Ask about interest rate structures, particularly fixed-rate versus adjustable-rate mortgages (ARMs). Fixed-rate mortgages maintain the same rate for the loan’s life, providing predictable monthly payments. ARMs have an initial fixed period, after which the rate can fluctuate based on market indices, potentially changing your monthly payment. Inquire how interest rates are determined for your loan, considering your credit score and the current market.

Discuss down payment requirements for different loan products, which can range from 0% for some VA and USDA loans to 20% or more for conventional loans to avoid PMI. Inquire about closing costs, which typically range from 2% to 5% of the loan amount and include fees such as origination charges, appraisal fees, and title insurance. Ask how your financial profile, including your credit score, debt-to-income (DTI) ratio, and employment history, will influence your eligibility and loan terms.

Questions about the Mortgage Application Process

Once suitable loan options are identified, understanding the mortgage application process is the next focus. Ask your advisor for a detailed list of all required documentation early on. This typically includes recent pay stubs (often 30-60 days’ worth), W-2 forms (for the past two years), federal tax returns (for the past two years), and bank statements (for the past two to three months) to verify income and assets.

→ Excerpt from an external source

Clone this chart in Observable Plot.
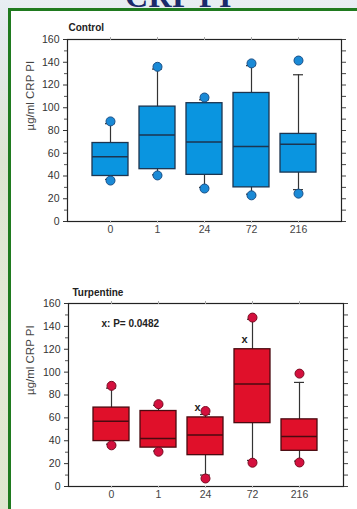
<!DOCTYPE html>
<html>
<head>
<meta charset="utf-8">
<script src="https://cdn.jsdelivr.net/npm/d3@7"></script>
<script src="https://cdn.jsdelivr.net/npm/@observablehq/plot@0.6"></script>
<style>
  html, body { margin: 0; padding: 0; }
  body {
    width: 357px; height: 509px; overflow: hidden; position: relative;
    background: linear-gradient(to bottom, #e8eef3 0px, #e4eaee 30px, #dde5d2 160px, #e4e9d6 330px, #dfe6cf 509px);
    font-family: Arial, "Liberation Sans", sans-serif;
  }
  #title {
    position: absolute; left: 0; top: -20px; width: 357px; text-align: center;
    font: bold 32px/32px "Liberation Serif", "DejaVu Serif", serif; color: #1b2a6b;
    letter-spacing: 0.5px;
  }
  #panel {
    position: absolute; left: 8px; top: 8px; width: 360px; height: 520px;
    background: #ffffff; border-left: 3.5px solid #1f7a1f; border-top: 3.5px solid #1f7a1f;
  }
  .chart { position: absolute; left: 0; }
  #c1 { top: 0; }
  #c2 { top: 260px; }
</style>
</head>
<body>
<div id="title">CRP PI</div>
<div id="panel"></div>
<div class="chart" id="c1"></div>
<div class="chart" id="c2"></div>
<script>
// ---- data ----
const categories = ["0", "1", "24", "72", "216"];

const controlQ1     = [40, 46, 41, 30, 43];
const controlMedian = [57, 76, 70, 66, 68];
const controlQ3     = [69, 101, 104, 113, 77];
const controlWhiskLo = [37, 41, 30, 24, 28];
const controlWhiskHi = [86, 134, 107, 137, 129];
const controlDotLo  = [36, 40.5, 29, 23, 24.5];
const controlDotHi  = [88, 136, 109, 139, 141.5];

const turpQ1     = [39.7, 34, 27.4, 55.4, 31.2];
const turpMedian = [57, 42, 45, 89.6, 43.8];
const turpQ3     = [69, 66, 60.4, 120, 58.7];
const turpWhiskLo = [37, 31, 10, 22.8, 22.2];
const turpWhiskHi = [86, 71, 63, 146.2, 91];
const turpDotLo  = [36, 30.4, 7, 20.8, 21];
const turpDotHi  = [88, 72, 66, 147.7, 98.7];

const yMajorTicks = [0, 20, 40, 60, 80, 100, 120, 140, 160];
const yAllTicks = [0, 10, 20, 30, 40, 50, 60, 70, 80, 90, 100, 110, 120, 130, 140, 150, 160];
const yMinorTicks = [10, 30, 50, 70, 90, 110, 130, 150];

const sigMarkCats = ["24", "72"];
const sigMarkValues = [69, 128.7];
const sigMarkText = ["x", "x"];
const pValueText = "x: P= 0.0482";
const yLabel = "µg/ml CRP PI";

function rowsFrom(q1, med, q3, wlo, whi, dlo, dhi) {
  return categories.map((c, i) => ({cat: c, q1: q1[i], med: med[i], q3: q3[i], wlo: wlo[i], whi: whi[i], dlo: dlo[i], dhi: dhi[i]}));
}

function boxChart(o) {
  const rows = o.rows;
  const marks = [
    Plot.frame({stroke: "#222", strokeWidth: 1.2}),
    Plot.axisY({ticks: yMajorTicks, tickSize: 4, tickPadding: 4, label: null, fontSize: 10.5, fill: "#333", stroke: "#333"}),
    Plot.axisY({ticks: yMinorTicks, tickSize: 3, tickFormat: () => "", label: null, stroke: "#555"}),
    Plot.axisY({anchor: "right", ticks: yAllTicks, tickSize: 4, tickFormat: () => "", label: null, stroke: "#444"}),
    Plot.axisX({anchor: "top", tickSize: 3, tickFormat: () => "", label: null, stroke: "#aaa"}),
    Plot.axisX({anchor: "bottom", tickSize: 2, tickPadding: 2, label: null, fontSize: 10.5, fill: "#444", stroke: "#bbb"}),
    Plot.ruleX(rows, {x: "cat", y1: "wlo", y2: "whi", stroke: "#333", strokeWidth: 1.2}),
    Plot.tickY(rows, {x: "cat", y: "wlo", stroke: "#333", strokeWidth: 1.2, insetLeft: o.capInset, insetRight: o.capInset}),
    Plot.tickY(rows, {x: "cat", y: "whi", stroke: "#333", strokeWidth: 1.2, insetLeft: o.capInset, insetRight: o.capInset}),
    Plot.barY(rows, {x: "cat", y1: "q1", y2: "q3", fill: o.fill, stroke: o.stroke, strokeWidth: 1.3}),
    Plot.tickY(rows, {x: "cat", y: "med", stroke: o.stroke, strokeWidth: 1.5}),
    Plot.dot(rows, {x: "cat", y: "dlo", r: 4.5, fill: o.dotFill, stroke: o.dotStroke, strokeWidth: 1}),
    Plot.dot(rows, {x: "cat", y: "dhi", r: 4.5, fill: o.dotFill, stroke: o.dotStroke, strokeWidth: 1}),
    Plot.text([o.title], {frameAnchor: "top-left", dx: o.titleDx, dy: o.titleDy, textAnchor: "start", fontWeight: "bold", fontSize: 10, fill: "#222"}),
    Plot.text([yLabel], {frameAnchor: "left", rotate: -90, dx: o.yLabelDx, fontSize: 11.5, fill: "#444"})
  ].concat(o.extra || []);
  return Plot.plot({
    width: 357,
    height: o.height,
    marginTop: o.marginTop,
    marginBottom: o.marginBottom,
    marginLeft: o.marginLeft,
    marginRight: o.marginRight,
    style: {background: "transparent", fontFamily: "Arial, 'Liberation Sans', sans-serif", overflow: "visible"},
    x: {type: "band", domain: categories, paddingInner: o.pi, paddingOuter: o.po},
    y: {domain: [0, 160]},
    marks
  });
}

const controlRows = rowsFrom(controlQ1, controlMedian, controlQ3, controlWhiskLo, controlWhiskHi, controlDotLo, controlDotHi);
const turpRows = rowsFrom(turpQ1, turpMedian, turpQ3, turpWhiskLo, turpWhiskHi, turpDotLo, turpDotHi);

document.getElementById("c1").appendChild(boxChart({
  rows: controlRows, height: 250, marginTop: 39, marginBottom: 29, marginLeft: 67, marginRight: 16,
  pi: 0.235, po: 0.49, capInset: 13,
  fill: "#0a95e0", stroke: "#1c3550", dotFill: "#1a8ad6", dotStroke: "#1a4f86",
  title: "Control", titleDx: 1, titleDy: -16, yLabelDx: -37
}));

const sigRows = sigMarkCats.map((c, i) => ({cat: c, v: sigMarkValues[i], t: sigMarkText[i]}));

document.getElementById("c2").appendChild(boxChart({
  rows: turpRows, height: 249, marginTop: 43, marginBottom: 23, marginLeft: 68, marginRight: 14,
  pi: 0.227, po: 0.508, capInset: 13,
  fill: "#e0102a", stroke: "#4a0a10", dotFill: "#d4103e", dotStroke: "#7a0a20",
  title: "Turpentine", titleDx: 4, titleDy: -15, yLabelDx: -38,
  extra: [
    Plot.text(sigRows, {x: "cat", y: "v", text: "t", dx: -8, fontWeight: "bold", fontSize: 11, fill: "#222"}),
    Plot.text([{cat: "0", v: 142}], {x: "cat", y: "v", text: () => pValueText, dx: -10, textAnchor: "start", fontWeight: "bold", fontSize: 10, fill: "#222"})
  ]
}));
</script>
</body>
</html>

Inquire about the typical timeline from application submission to loan closing, which often ranges from 30 to 60 days. Understand what to expect during the underwriting phase, when the lender thoroughly verifies your financial information, employment history, and creditworthiness. The underwriter’s review ensures all loan conditions are met before final approval.

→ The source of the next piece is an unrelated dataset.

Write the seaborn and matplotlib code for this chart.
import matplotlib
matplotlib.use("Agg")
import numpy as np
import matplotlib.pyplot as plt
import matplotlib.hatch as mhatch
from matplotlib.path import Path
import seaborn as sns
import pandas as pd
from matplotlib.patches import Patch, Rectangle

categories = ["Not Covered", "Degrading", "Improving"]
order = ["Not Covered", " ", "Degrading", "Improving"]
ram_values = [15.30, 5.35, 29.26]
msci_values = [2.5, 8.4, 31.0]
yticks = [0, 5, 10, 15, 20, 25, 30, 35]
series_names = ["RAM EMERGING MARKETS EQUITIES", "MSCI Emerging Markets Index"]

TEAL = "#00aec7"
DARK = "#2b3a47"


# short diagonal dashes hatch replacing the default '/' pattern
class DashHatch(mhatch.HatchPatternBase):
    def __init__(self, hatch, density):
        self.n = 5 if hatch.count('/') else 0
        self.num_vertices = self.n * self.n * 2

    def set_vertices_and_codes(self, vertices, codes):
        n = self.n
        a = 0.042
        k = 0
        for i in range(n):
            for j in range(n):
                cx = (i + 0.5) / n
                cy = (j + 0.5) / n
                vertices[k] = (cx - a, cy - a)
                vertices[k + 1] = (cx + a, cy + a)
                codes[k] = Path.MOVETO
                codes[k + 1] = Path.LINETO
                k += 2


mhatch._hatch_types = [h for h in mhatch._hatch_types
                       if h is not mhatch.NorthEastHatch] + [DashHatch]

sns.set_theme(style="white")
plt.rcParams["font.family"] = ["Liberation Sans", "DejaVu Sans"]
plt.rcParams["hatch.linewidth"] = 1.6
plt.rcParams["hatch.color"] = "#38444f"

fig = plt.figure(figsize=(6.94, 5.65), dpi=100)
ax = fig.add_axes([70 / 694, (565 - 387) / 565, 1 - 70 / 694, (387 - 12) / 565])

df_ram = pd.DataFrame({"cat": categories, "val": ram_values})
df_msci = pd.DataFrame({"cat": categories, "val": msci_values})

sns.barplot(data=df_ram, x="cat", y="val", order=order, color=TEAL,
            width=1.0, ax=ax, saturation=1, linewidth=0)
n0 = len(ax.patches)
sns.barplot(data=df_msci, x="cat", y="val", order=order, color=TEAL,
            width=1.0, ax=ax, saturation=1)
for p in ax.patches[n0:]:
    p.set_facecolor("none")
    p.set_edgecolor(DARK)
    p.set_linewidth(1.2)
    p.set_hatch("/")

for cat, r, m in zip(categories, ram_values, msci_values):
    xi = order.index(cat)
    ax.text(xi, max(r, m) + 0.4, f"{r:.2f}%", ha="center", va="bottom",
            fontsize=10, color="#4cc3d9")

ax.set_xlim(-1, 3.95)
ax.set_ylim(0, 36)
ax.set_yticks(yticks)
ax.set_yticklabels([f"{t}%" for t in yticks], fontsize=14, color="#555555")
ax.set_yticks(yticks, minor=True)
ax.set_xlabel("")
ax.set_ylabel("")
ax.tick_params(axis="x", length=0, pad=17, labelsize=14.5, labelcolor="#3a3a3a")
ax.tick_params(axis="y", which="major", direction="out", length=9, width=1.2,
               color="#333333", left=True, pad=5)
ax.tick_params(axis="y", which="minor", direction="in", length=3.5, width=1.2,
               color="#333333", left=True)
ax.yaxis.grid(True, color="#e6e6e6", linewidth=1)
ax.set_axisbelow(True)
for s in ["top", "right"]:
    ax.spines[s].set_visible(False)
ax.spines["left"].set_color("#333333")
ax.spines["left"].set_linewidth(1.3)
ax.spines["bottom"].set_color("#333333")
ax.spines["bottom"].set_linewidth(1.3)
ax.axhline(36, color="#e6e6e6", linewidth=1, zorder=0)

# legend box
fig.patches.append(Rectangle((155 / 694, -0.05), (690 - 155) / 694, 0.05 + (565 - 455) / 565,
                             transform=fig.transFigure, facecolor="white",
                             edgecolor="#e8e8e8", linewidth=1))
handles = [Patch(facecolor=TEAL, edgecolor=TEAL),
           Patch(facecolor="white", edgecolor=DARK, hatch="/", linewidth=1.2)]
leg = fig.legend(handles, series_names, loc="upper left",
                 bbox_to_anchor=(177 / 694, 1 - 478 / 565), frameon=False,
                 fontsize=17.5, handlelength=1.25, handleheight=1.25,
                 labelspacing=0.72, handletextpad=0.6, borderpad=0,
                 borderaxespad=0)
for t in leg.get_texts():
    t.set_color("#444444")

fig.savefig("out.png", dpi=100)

Ask about the appraisal and inspection processes. An appraisal assesses the home’s market value to ensure it aligns with the loan amount, protecting the lender’s investment. A home inspection identifies potential structural or mechanical issues with the property for the buyer. Know what happens if an appraisal comes in lower than the purchase price or if significant issues are found during the inspection.

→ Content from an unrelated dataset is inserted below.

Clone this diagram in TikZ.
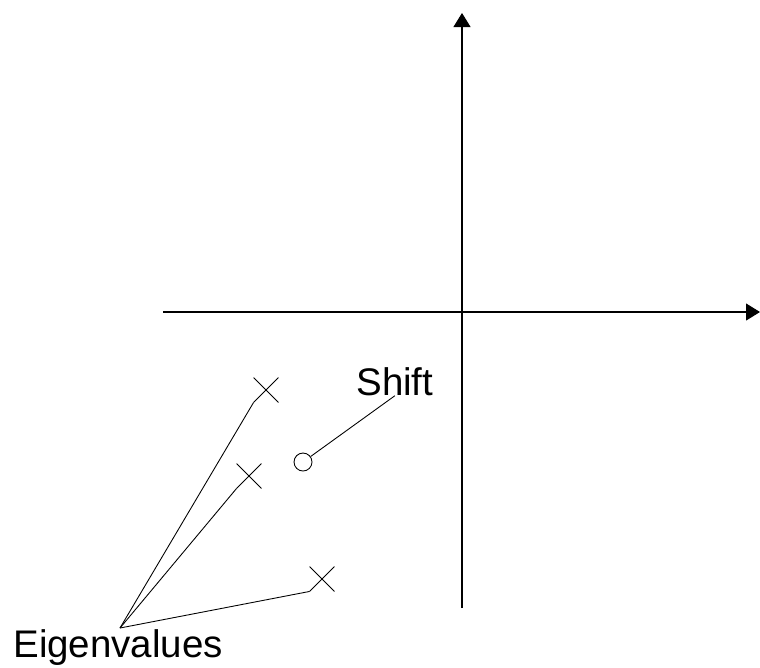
\documentclass[tikz,border=0pt]{standalone}
\usepackage{fontspec}
\setmainfont{Liberation Sans}
\usetikzlibrary{arrows.meta,shapes.misc}
\tikzstyle{axis} = [line width=0.6pt, -{Triangle[length=0.28cm,width=0.34cm]}]
\tikzstyle{eigmark} = [draw, cross out, inner sep=0pt, minimum size=0.48cm, line width=0.5pt]
\tikzstyle{shiftmark} = [draw, circle, inner sep=0pt, minimum size=0.36cm, line width=0.5pt]
\tikzstyle{lead} = [line width=0.5pt]
\tikzstyle{label} = [inner sep=0pt, font=\fontsize{21.9}{26}\selectfont]

\begin{document}
\begin{tikzpicture}[x=0.02cm,y=-0.02cm]
    \useasboundingbox (0,0) rectangle (760,667);
    % axes
    \coordinate (xl) at (163,312);
    \coordinate (xr) at (760,312);
    \coordinate (yb) at (462,608);
    \coordinate (yt) at (462,13);
    \draw[axis] (xl) -- (xr);
    \draw[axis] (yb) -- (yt);
    % eigenvalues and shift
    \node[eigmark] (e1) at (266,390) {};
    \node[eigmark] (e2) at (249,476) {};
    \node[eigmark] (e3) at (322,579) {};
    \node[shiftmark] (sh) at (303,462) {};
    \node[label,anchor=base west] (shtxt) at (356,395) {Shift};
    \node[label,anchor=base west] (eigtxt) at (13,657) {Eigenvalues};
    \coordinate (eig) at (120,628);
    \draw[lead] (eig) -- (e1.south west);
    \draw[lead] (eig) -- (e2.south west);
    \draw[lead] (eig) -- (e3.south west);
    \draw[lead] (sh) -- (shtxt.south);
\end{tikzpicture}
\end{document}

Discuss potential delays and how the advisor communicates updates throughout the process. Underwriting conditions, unexpected title issues, or appraisal discrepancies can cause setbacks. Knowing who your primary contact will be and how frequently you can expect updates ensures you remain informed and prepared for each stage.

Questions about Post-Closing and Future Considerations

Ask about the setup of an escrow account, which is commonly used to manage property taxes and homeowner’s insurance premiums. These funds are typically collected as part of your monthly mortgage payment and held by the loan servicer, who then pays the bills on your behalf. Understanding how your escrow account will be managed, including the annual escrow analysis, provides clarity on this component of your monthly housing costs.

Inquire about the details of your mortgage statements and how to interpret them. These statements provide a breakdown of your principal and interest payments, any escrow contributions, and the remaining loan balance. Ask if there are any prepayment penalties associated with your loan, although these are less common with conventional mortgages today. Knowing this information can influence decisions about making extra payments or paying off the loan early.

Discuss options for refinancing in the future. Market interest rates can fluctuate, and a refinance might allow you to secure a lower rate, change your loan term, or access home equity through a cash-out refinance. Understanding the conditions under which refinancing might be advantageous, such as a significant drop in interest rates or an improvement in your credit score, can help you plan for potential savings.

Finally, ask who to contact for inquiries after the loan has closed, especially regarding changes in financial circumstances. Life events such as a job loss or a significant income change can impact your ability to make mortgage payments. Knowing the proper channels to communicate with your loan servicer can help you explore options like loan modifications or forbearance agreements if financial hardship arises. This proactive approach ensures you have a clear understanding of your long-term obligations and support resources.